Record-keeping and performance analysis deserve serious attention. Maintain detailed logs of all trades including entry prices, exit prices, position sizes, duration, and reasoning. Review this data monthly to identify patterns, evaluate strategy effectiveness, and learn from mistakes. Traders who systematically analyze past performance improve dramatically faster than those who don’t.
Psychological resilience matters as much as technical skill. Expect losing trades—even profitable traders lose 40-50% of their trades. The difference lies in position sizing: winners are larger than losers. Accepting losses as inevitable parts of trading prevents emotional overreaction and reckless revenge trading that demolishes accounts.
Continuous education through reputable sources strengthens trading abilities. Follow CoinDesk for market analysis, study CME educational resources about futures, and read books by accomplished traders. However, critically evaluate all advice—what works for professional traders may not suit beginners with smaller accounts and less experience.
FAQ
What is the minimum account balance required for micro Bitcoin futures trading?
Most brokers require $500-$5,000 minimum account balances for futures trading. Some offer reduced minimums for educational accounts or specific customer segments. Verify your broker’s specific requirements before opening an account, as minimums vary substantially.
How much can I lose trading micro Bitcoin futures?
In the worst case, you can lose your entire account balance. With leverage, losses can exceed your initial deposit if positions move severely against you before liquidation. This is why position sizing and stop-loss orders are absolutely critical for account preservation.

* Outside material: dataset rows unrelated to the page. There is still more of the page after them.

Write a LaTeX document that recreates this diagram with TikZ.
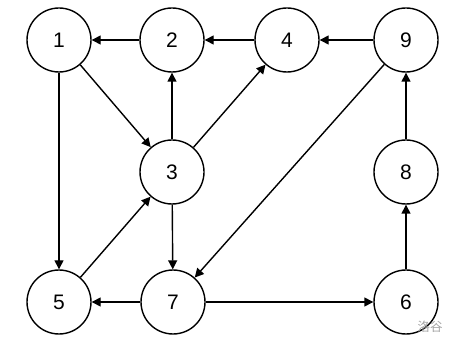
\documentclass[tikz,border=0pt]{standalone}
\usepackage{fontspec}
\setmainfont{Liberation Sans}
\newfontfamily\cjkfont{Noto Sans CJK SC}
\usepackage{xcolor}
\definecolor{graphink}{RGB}{0,0,0}
\definecolor{markgrey}{RGB}{165,165,165}
\usetikzlibrary{arrows.meta}
\tikzset{
  vertex/.style={draw=graphink,line width=1.4pt,circle,minimum size=64pt,inner sep=0pt,font=\fontsize{21}{21}\selectfont},
  arr/.style={-{Triangle[length=9pt,width=9pt]},line width=1.4pt,draw=graphink},
  wmark/.style={font=\cjkfont\fontsize{12.5}{12.5}\selectfont,text=markgrey},
}

\begin{document}
\begin{tikzpicture}[x=1pt,y=-1pt]
    \useasboundingbox (0,0) rectangle (458,347);
    \foreach \n/\x/\y in {1/59/40,2/172/40,4/287/40,9/406/40,3/172/172,8/406/172,5/59/302,7/173/302,6/406/302}{\node[vertex] (n\n) at (\x,\y) {\n};}
    \foreach \a/\b in {2/1,4/2,9/4,1/3,1/5,3/2,3/4,3/7,5/3,9/7,7/5,7/6,6/8,8/9}{\draw[arr] (n\a)--(n\b);}
    \node[wmark] (logo) at (430,327) {洛谷};
  \end{tikzpicture}
\end{document}
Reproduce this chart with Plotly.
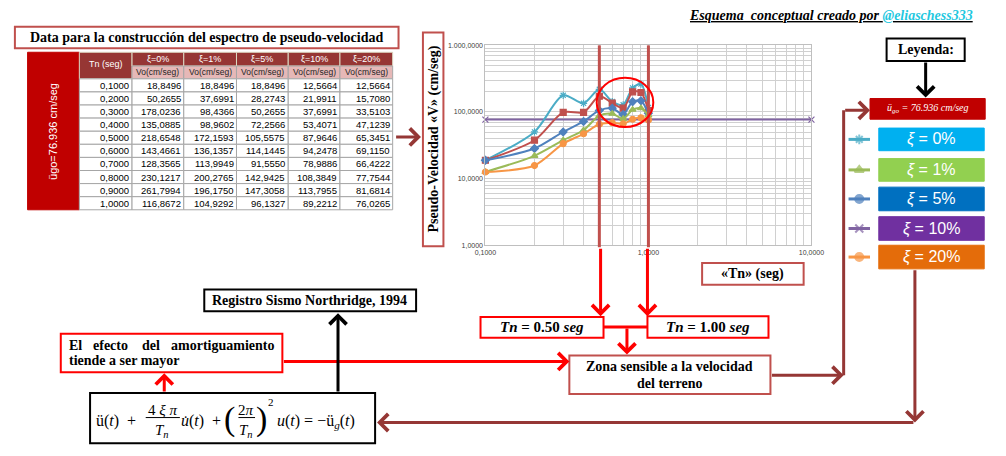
import plotly.graph_objects as go

# ---------------- data ----------------
tn = [0.1, 0.2, 0.3, 0.4, 0.5, 0.6, 0.7, 0.8, 0.9, 1.0]
xi0 = [18.8496, 50.2655, 178.0236, 135.0885, 218.6548, 143.4661, 128.3565, 230.1217, 261.7994, 116.8672]
xi1 = [18.8496, 37.6991, 98.4366, 98.9602, 172.1593, 136.1357, 113.9949, 200.2765, 196.1750, 104.9292]
xi5 = [18.8496, 28.2743, 50.2655, 72.2566, 105.5575, 114.1445, 91.5550, 142.9425, 147.3058, 96.1327]
xi10 = [12.5664, 21.9911, 37.6991, 53.4071, 87.9646, 94.2478, 78.9886, 108.3849, 113.7955, 89.2212]
xi20 = [12.5664, 15.7080, 33.5103, 47.1239, 65.3451, 69.1150, 66.4222, 77.7544, 81.6814, 76.0265]
ugo = 76.936
ugo_x = [0.1, 10.0]
damping_headers = ["ξ=0%", "ξ=1%", "ξ=5%", "ξ=10%", "ξ=20%"]
legend_labels = ["ξ = 0%", "ξ = 1%", "ξ = 5%", "ξ = 10%", "ξ = 20%"]
zone_limits = [0.5, 1.0]
x_ticks = [0.1, 1.0, 10.0]
x_ticktext = ["0,1000", "1,0000", "10,0000"]
y_ticks = [1, 10, 100, 1000]
y_ticktext = ["1,0000", "10,0000", "100,0000", "1.000,0000"]

SERIF = "Liberation Serif"
SANS = "Liberation Sans"
W, H = 1006, 456


def fmt(v):
    return f"{v:.4f}".replace(".", ",")


fig = go.Figure()

# ---------------- chart ----------------
series = [
    ("ügo", ugo_x, [ugo] * len(ugo_x), "#8064A2", "x-thin-open", 6, "linear"),
    ("ξ=0%", tn, xi0, "#4BACC6", "asterisk-open", 6, "spline"),
    ("ξ=1%", tn, xi1, "#C0504D", "square", 6, "spline"),
    ("ξ=5%", tn, xi5, "#4F81BD", "diamond", 6, "spline"),
    ("ξ=10%", tn, xi10, "#9BBB59", "triangle-up", 6, "spline"),
    ("ξ=20%", tn, xi20, "#F79646", "circle", 6, "spline"),
]
for name, xs, ys, col, sym, sz, shape in series:
    fig.add_trace(go.Scatter(
        x=xs, y=ys, name=name, mode="lines+markers",
        line=dict(color=col, width=2, shape=shape, smoothing=0.8),
        marker=dict(symbol=sym, size=sz, color=col, line=dict(color=col, width=1.2)),
        xaxis="x", yaxis="y", showlegend=False, cliponaxis=False,
    ))


def minor_vals(decades):
    vals = []
    for e in decades:
        for m in range(1, 10):
            vals.append(m * 10 ** e)
    return vals


def labels_for(vals, ticks, texts):
    out = []
    for v in vals:
        lab = ""
        for t, s in zip(ticks, texts):
            if abs(v - t) < 1e-9:
                lab = s
        out.append(lab)
    return out


xv = minor_vals([-1, 0]) + [10.0]
yv = minor_vals([0, 1, 2]) + [1000.0]
xt = labels_for(xv, x_ticks, x_ticktext)
yt = labels_for(yv, y_ticks, y_ticktext)

fig.update_layout(
    xaxis=dict(type="log", range=[-1, 1], domain=[486 / W, 820 / W], anchor="y",
               tickvals=xv, ticktext=xt, showgrid=True, gridcolor="#D0D0D0", gridwidth=1,
               showline=True, linecolor="#BFBFBF", mirror=True, ticks="", zeroline=False,
               tickfont=dict(family=SANS, size=7, color="#404040")),
    yaxis=dict(type="log", range=[0, 3], domain=[1 - 245 / H, 1 - 42 / H], anchor="x",
               tickvals=yv, ticktext=yt, showgrid=True, gridcolor="#D0D0D0", gridwidth=1,
               showline=True, linecolor="#BFBFBF", mirror=True, ticks="", zeroline=False,
               tickfont=dict(family=SANS, size=7, color="#404040")),
    xaxis2=dict(domain=[0, 1], range=[0, W], visible=False, anchor="y2", fixedrange=True),
    yaxis2=dict(domain=[0, 1], range=[H, 0], visible=False, anchor="x2", fixedrange=True),
)

shapes = []
annots = []


def rect(x0, y0, x1, y1, line="#C0504D", fill="white", width=2):
    shapes.append(dict(type="rect", xref="x2", yref="y2", x0=x0, y0=y0, x1=x1, y1=y1,
                       line=dict(color=line, width=width), fillcolor=fill, layer="above"))


def seg(x0, y0, x1, y1, color, width=3):
    shapes.append(dict(type="line", xref="x2", yref="y2", x0=x0, y0=y0, x1=x1, y1=y1,
                       line=dict(color=color, width=width), layer="above"))


def arrow(xt_, yt_, xh, yh, color, width=3):
    annots.append(dict(xref="x2", yref="y2", axref="x2", ayref="y2", x=xh, y=yh, ax=xt_, ay=yt_,
                       text="", showarrow=True, arrowhead=4, arrowsize=1.1, arrowwidth=width,
                       arrowcolor=color, standoff=0, startstandoff=0))


def text(x, y, t, size=14, color="black", family=SERIF, xanchor="center", yanchor="middle", angle=0):
    annots.append(dict(xref="x2", yref="y2", x=x, y=y, text=t, showarrow=False,
                       font=dict(family=family, size=size, color=color),
                       xanchor=xanchor, yanchor=yanchor, textangle=angle, borderpad=0))


# vertical zone lines inside the plot
for z in zone_limits:
    shapes.append(dict(type="line", xref="x", yref="y domain", x0=z, x1=z, y0=-0.01, y1=1,
                       line=dict(color="#C0504D", width=3), layer="above"))

# red ellipse
shapes.append(dict(type="circle", xref="x2", yref="y2", x0=600, y0=75, x1=658, y1=125,
                   line=dict(color="#FF0000", width=2), layer="above"))

# ---------------- header credit ----------------
annots.append(dict(xref="x2", yref="y2", x=988, y=12, xanchor="right", yanchor="middle", showarrow=False,
                   text="<b><i><u>Esquema  conceptual creado por </u></i></b>"
                        "<b><i><u><span style='color:#1FC8E0'>@eliaschess333</span></u></i></b>",
                   font=dict(family=SERIF, size=14, color="black")))

# ---------------- table ----------------
rect(4, 23, 397, 45, line="#C0504D", width=2)
text(200, 34, "<b>Data para la construcción del espectro de pseudo-velocidad</b>", size=14)

col_edges = [70, 124, 177, 231, 284, 337, 391]
row_top = 76
row_h = 13.3
rect(17, 49, 70, row_top + row_h * len(tn), line="#C00000", fill="#C00000", width=1)
text(43, (49 + row_top + row_h * len(tn)) / 2, "ügo=76.936 cm/seg", size=11, color="white",
     family=SANS, angle=-90)
rect(col_edges[0], 49, col_edges[1], 76, line="#DDD9C4", fill="#963634", width=1)
text((col_edges[0] + col_edges[1]) / 2, 61, "Tn (seg)", size=9, color="white", family=SANS)
for j, hd in enumerate(damping_headers):
    x0, x1 = col_edges[j + 1], col_edges[j + 2]
    rect(x0, 49, x1, 63, line="#DDD9C4", fill="#963634", width=1)
    text((x0 + x1) / 2, 56, hd, size=9, color="white", family=SANS)
    rect(x0, 63, x1, 76, line="#A6A6A6", fill="#E6B8B7", width=1)
    text((x0 + x1) / 2, 69.5, "Vo(cm/seg)", size=8.5, color="#262626", family=SANS)

table_cols = [tn, xi0, xi1, xi5, xi10, xi20]
for i in range(len(tn)):
    y0 = row_top + i * row_h
    y1 = y0 + row_h
    for j, col in enumerate(table_cols):
        x0, x1 = col_edges[j], col_edges[j + 1]
        rect(x0, y0, x1, y1, line="#A6A6A6", fill="white", width=1)
        text(x1 - 2, (y0 + y1) / 2, fmt(col[i]), size=9.5, color="black", family=SANS, xanchor="right")

# arrow table -> chart
arrow(393, 135, 420, 135, "#953735")

# ---------------- axis title boxes ----------------
rect(422, 29, 443, 246, line="#C0504D", width=2)
text(433, 137, "<b>Pseudo-Velocidad «V» (cm/seg)</b>", size=14, angle=-90)
rect(708, 263, 812, 285, line="#C0504D", width=2)
text(760, 274, "<b>«Tn» (seg)</b>", size=14)

# ---------------- Tn zone arrows ----------------
arrow(604, 247, 604, 317, "#FF0000")
arrow(652, 247, 652, 317, "#FF0000")
rect(481, 318, 607, 339, line="#FF0000", width=2)
text(544, 328.5, "<b><i>Tn</i> = 0.50 <i>seg</i></b>", size=15)
rect(652, 317, 776, 339, line="#FF0000", width=2)
text(714, 328, "<b><i>Tn</i> = 1.00 <i>seg</i></b>", size=15)
seg(607, 328, 652, 328, "#FF0000")
arrow(631, 328, 631, 356, "#FF0000")

rect(572, 357, 778, 396, line="#C0504D", width=2)
text(675, 368, "<b>Zona sensible a la velocidad</b>", size=14)
text(675, 385, "<b>del terreno</b>", size=14)

# ---------------- left notes ----------------
rect(51, 335, 278, 374, line="#FF0000", width=2)
for w, xw in [("El", 58), ("efecto", 83), ("del", 133), ("amortiguamiento", 163)]:
    text(xw, 347, f"<b>{w}</b>", size=14, xanchor="left")
text(58, 362, "<b>tiende a ser mayor</b>", size=14, xanchor="left")
arrow(278, 363, 572, 363, "#FF0000")

rect(198, 290, 415, 312, line="black", width=2)
text(306, 301, "<b>Registro Sismo Northridge, 1994</b>", size=14)

# equation box
rect(81, 395, 373, 446, line="black", width=2)
arrow(157, 395, 157, 375, "#FF0000")
arrow(335, 395, 335, 314, "black")
EQ = 16
text(86, 424, "ü(<i>t</i>)  +", size=EQ, xanchor="left")
text(155, 412, "4 <i>ξ π</i>", size=EQ - 1)
seg(138, 420, 173, 420, "black", width=1)
text(155, 434, "<i>T<sub>n</sub></i>", size=EQ - 1)
text(173, 424, "<i>u̇</i>(<i>t</i>)  +", size=EQ, xanchor="left")
text(224, 421, "(", size=34, family=SERIF)
text(241, 412, "2<i>π</i>", size=EQ - 1)
seg(233, 420, 250, 420, "black", width=1)
text(241, 434, "<i>T<sub>n</sub></i>", size=EQ - 1)
text(257, 421, ")", size=34, family=SERIF)
text(266, 404, "2", size=11)
text(271, 424, "<i>u</i>(<i>t</i>) = −ü<sub><i>g</i></sub>(<i>t</i>)", size=EQ, xanchor="left")

# ---------------- legend ----------------
rect(897, 35, 977, 58, line="black", width=2)
text(937, 46.5, "<b>Leyenda:</b>", size=14)
arrow(937, 58, 937, 95, "black")
rect(880, 96, 998, 117, line="#C00000", fill="#C00000", width=1)
text(939, 106.5, "<i>ü<sub>go</sub> = 76.936 cm/seg</i>", size=10, color="white", family=SERIF)

legend_boxes = [
    (126, 149, "#00B0F0"),
    (157, 180, "#92D050"),
    (186, 210, "#0070C0"),
    (216, 240, "#7030A0"),
    (245, 269, "#E46C0A"),
]
leg_styles = [
    ("#4BACC6", "asterisk-open"),
    ("#9BBB59", "triangle-up"),
    ("#4F81BD", "circle"),
    ("#8064A2", "x-thin-open"),
    ("#F79646", "circle"),
]
for (y0, y1, c), lab, (lc, sym) in zip(legend_boxes, legend_labels, leg_styles):
    rect(889, y0, 997, y1, line=c, fill=c, width=1)
    text(943, (y0 + y1) / 2, lab.replace("ξ", "<i>ξ</i>"), size=16, color="white", family=SANS)
    ym = (y0 + y1) / 2
    fig.add_trace(go.Scatter(x=[858, 869, 880], y=[ym, ym, ym], mode="lines+markers",
                             xaxis="x2", yaxis="y2", showlegend=False, hoverinfo="skip",
                             line=dict(color=lc, width=3),
                             marker=dict(symbol=sym, size=[0, 8, 0], color=lc,
                                         line=dict(color=lc, width=2))))

# brown connectors
arrow(778, 377, 853, 377, "#953735")
seg(853, 377, 853, 108, "#953735")
arrow(853, 108, 880, 108, "#953735")
arrow(926, 269, 926, 425, "#953735")
arrow(926, 425, 375, 425, "#953735")

fig.update_layout(
    width=W, height=H, margin=dict(l=0, r=0, t=0, b=0),
    paper_bgcolor="white", plot_bgcolor="rgba(0,0,0,0)",
    shapes=shapes, annotations=annots, showlegend=False,
)

fig.write_html("out.html", config={"displayModeBar": False},
               post_script="document.body.style.margin='0';document.body.style.overflow='hidden';")
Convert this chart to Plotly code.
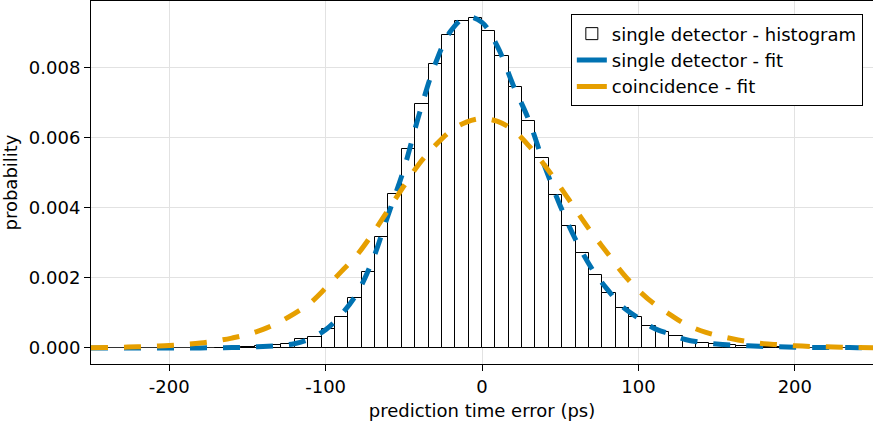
import numpy as np
import plotly.graph_objects as go

# Histogram of single-detector prediction time errors (ps)
bin_width = 8.55
bin_index = list(range(-20, 24))          # bin k spans [k*w, (k+1)*w)
hist_prob = [
    0.00001, 0.00002, 0.00003, 0.00005, 0.00008, 0.00010, 0.00025, 0.00031,
    0.00055, 0.00089, 0.00142, 0.00217, 0.00316, 0.00439, 0.00569, 0.00698,
    0.00811, 0.00894, 0.00934, 0.00942, 0.00904, 0.00835, 0.00745, 0.00648,
    0.00542, 0.00436, 0.00347, 0.00272, 0.00209, 0.00158, 0.00114, 0.00088,
    0.00063, 0.00046, 0.00034, 0.00020, 0.00015, 0.00011, 0.00008, 0.00005,
    0.00004, 0.00003, 0.00002, 0.00001,
]

# Fitted curves sampled every 10 ps
fit_x = list(range(-250, 251, 10))
single_fit = [
    0.0, 0.0, 0.0, 0.0, 0.0, 0.0, 0.0, 0.0,
    0.000003, 0.00001, 0.00002, 0.00004, 0.00007, 0.00012, 0.00026, 0.00052,
    0.00095, 0.00155, 0.00250, 0.00380, 0.00510, 0.00670, 0.00810, 0.00905,
    0.00945, 0.00930, 0.00860, 0.00750, 0.00650, 0.00520, 0.00406, 0.00308,
    0.00228, 0.00168, 0.00117, 0.00085, 0.00056, 0.00040, 0.00024, 0.00016,
    0.00011, 0.00008, 0.00006, 0.00004, 0.00003, 0.00002, 0.00001, 0.00001,
    0.00001, 0.000005, 0.0,
]
coinc_fit = [
    0.000003, 0.00001, 0.00002, 0.00003, 0.00005, 0.00007, 0.00010, 0.00014,
    0.00020, 0.00028, 0.00038, 0.00053, 0.00073, 0.00098, 0.00128, 0.00171,
    0.00218, 0.00265, 0.00326, 0.00394, 0.00462, 0.00527, 0.00578, 0.00620,
    0.00645, 0.00655, 0.00647, 0.00622, 0.00577, 0.00522, 0.00460, 0.00394,
    0.00330, 0.00272, 0.00213, 0.00165, 0.00126, 0.00096, 0.00068, 0.00049,
    0.00036, 0.00026, 0.00018, 0.00012, 0.00009, 0.00006, 0.00004, 0.00003,
    0.00002, 0.00001, 0.000005,
]

x_ticks = [-200, -100, 0, 100, 200]
x_tick_text = ["-200", "-100", "0", "100", "200"]
y_ticks = [0.0, 0.002, 0.004, 0.006, 0.008]
y_tick_text = ["0.000", "0.002", "0.004", "0.006", "0.008"]

BLUE = "#0072B2"
ORANGE = "#E69F00"
FONT = "DejaVu Sans"

bin_centers = (np.array(bin_index) + 0.5) * bin_width

fig = go.Figure()
fig.add_trace(go.Bar(
    x=bin_centers, y=hist_prob, width=bin_width,
    marker=dict(color="white", line=dict(color="black", width=1)),
    name="single detector - histogram",
))
fig.add_trace(go.Scatter(
    x=fit_x, y=single_fit, mode="lines", line_shape="spline",
    line=dict(color=BLUE, width=5, dash="17px,16px"),
    showlegend=False,
))
fig.add_trace(go.Scatter(
    x=fit_x, y=coinc_fit, mode="lines", line_shape="spline",
    line=dict(color=ORANGE, width=5, dash="17px,16px"),
    showlegend=False,
))
# legend entries with solid line keys
fig.add_trace(go.Scatter(
    x=[None], y=[None], mode="lines", line=dict(color=BLUE, width=5),
    name="single detector - fit",
))
fig.add_trace(go.Scatter(
    x=[None], y=[None], mode="lines", line=dict(color=ORANGE, width=5),
    name="coincidence - fit",
))

axis_common = dict(
    showgrid=True, gridcolor="#e2e2e2", gridwidth=1,
    showline=True, linecolor="black", linewidth=1, mirror=True,
    ticks="outside", ticklen=6, tickcolor="black", tickwidth=1,
    tickfont=dict(family=FONT, size=18, color="black"),
)

fig.update_layout(
    width=873, height=426,
    margin=dict(l=91, r=0, t=1, b=62),
    paper_bgcolor="white", plot_bgcolor="white",
    font=dict(family=FONT, size=18, color="black"),
    bargap=0,
    xaxis=dict(
        range=[-250, 250], tickvals=x_ticks, ticktext=x_tick_text,
        zeroline=False,
        title=dict(text="prediction time error (ps)", font=dict(family=FONT, size=18), standoff=8),
        **axis_common,
    ),
    yaxis=dict(
        range=[-0.00046, 0.00991], tickvals=y_ticks, ticktext=y_tick_text,
        zeroline=True, zerolinecolor="#333333", zerolinewidth=1,
        title=dict(text="probability", font=dict(family=FONT, size=18), standoff=8),
        **axis_common,
    ),
    legend=dict(
        x=0.987, y=0.963, xanchor="right", yanchor="top",
        bgcolor="white", bordercolor="black", borderwidth=1,
        font=dict(family=FONT, size=18, color="black"),
    ),
)

fig.write_html("out.html")
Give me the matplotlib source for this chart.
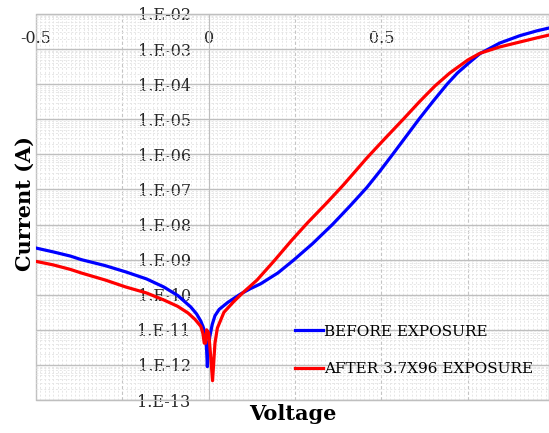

Are micro Bitcoin futures better than trading spot Bitcoin?
Neither is inherently better—they serve different purposes. Spot Bitcoin provides actual cryptocurrency ownership and long-term holding benefits; futures provide leverage, short-selling capability, and reduced capital requirements. Many traders use both for complementary strategies.
Can I hold micro Bitcoin futures positions indefinitely?
No, micro Bitcoin futures expire quarterly. Before expiration, you must either close the position or roll it to the next contract cycle. Failing to manage expiration results in forced liquidation at potentially unfavorable prices.
What’s the difference between micro and perpetual Bitcoin futures?
Perpetual futures have no expiration dates and charge funding rates (periodic payments between long and short traders) instead of expiring. Micro futures expire quarterly but don’t charge funding rates. Perpetuals suit long-term positions; quarterly micro contracts work better for shorter timeframes.
How are micro Bitcoin futures profits taxed?
Tax treatment varies by jurisdiction. In the United States, futures typically receive Section 1256 treatment (60% long-term, 40% short-term capital gains rates regardless of holding period). Consult a tax professional regarding your specific situation, as tax implications vary significantly by location and individual circumstances.
What trading platforms offer micro Bitcoin futures?
Major platforms include Interactive Brokers, E*TRADE, TD Ameritrade, and other CME-authorized brokers. Each platform offers different features, commissions, and user interfaces. Compare options carefully, considering your experience level and specific trading needs.
Should beginners use leverage when trading micro Bitcoin futures?
Beginners should start with minimal or no leverage while developing trading skills. Many successful traders begin with 1:1 (no leverage) positions to master market mechanics before introducing leverage. Only increase leverage after consistently executing your trading plan profitably.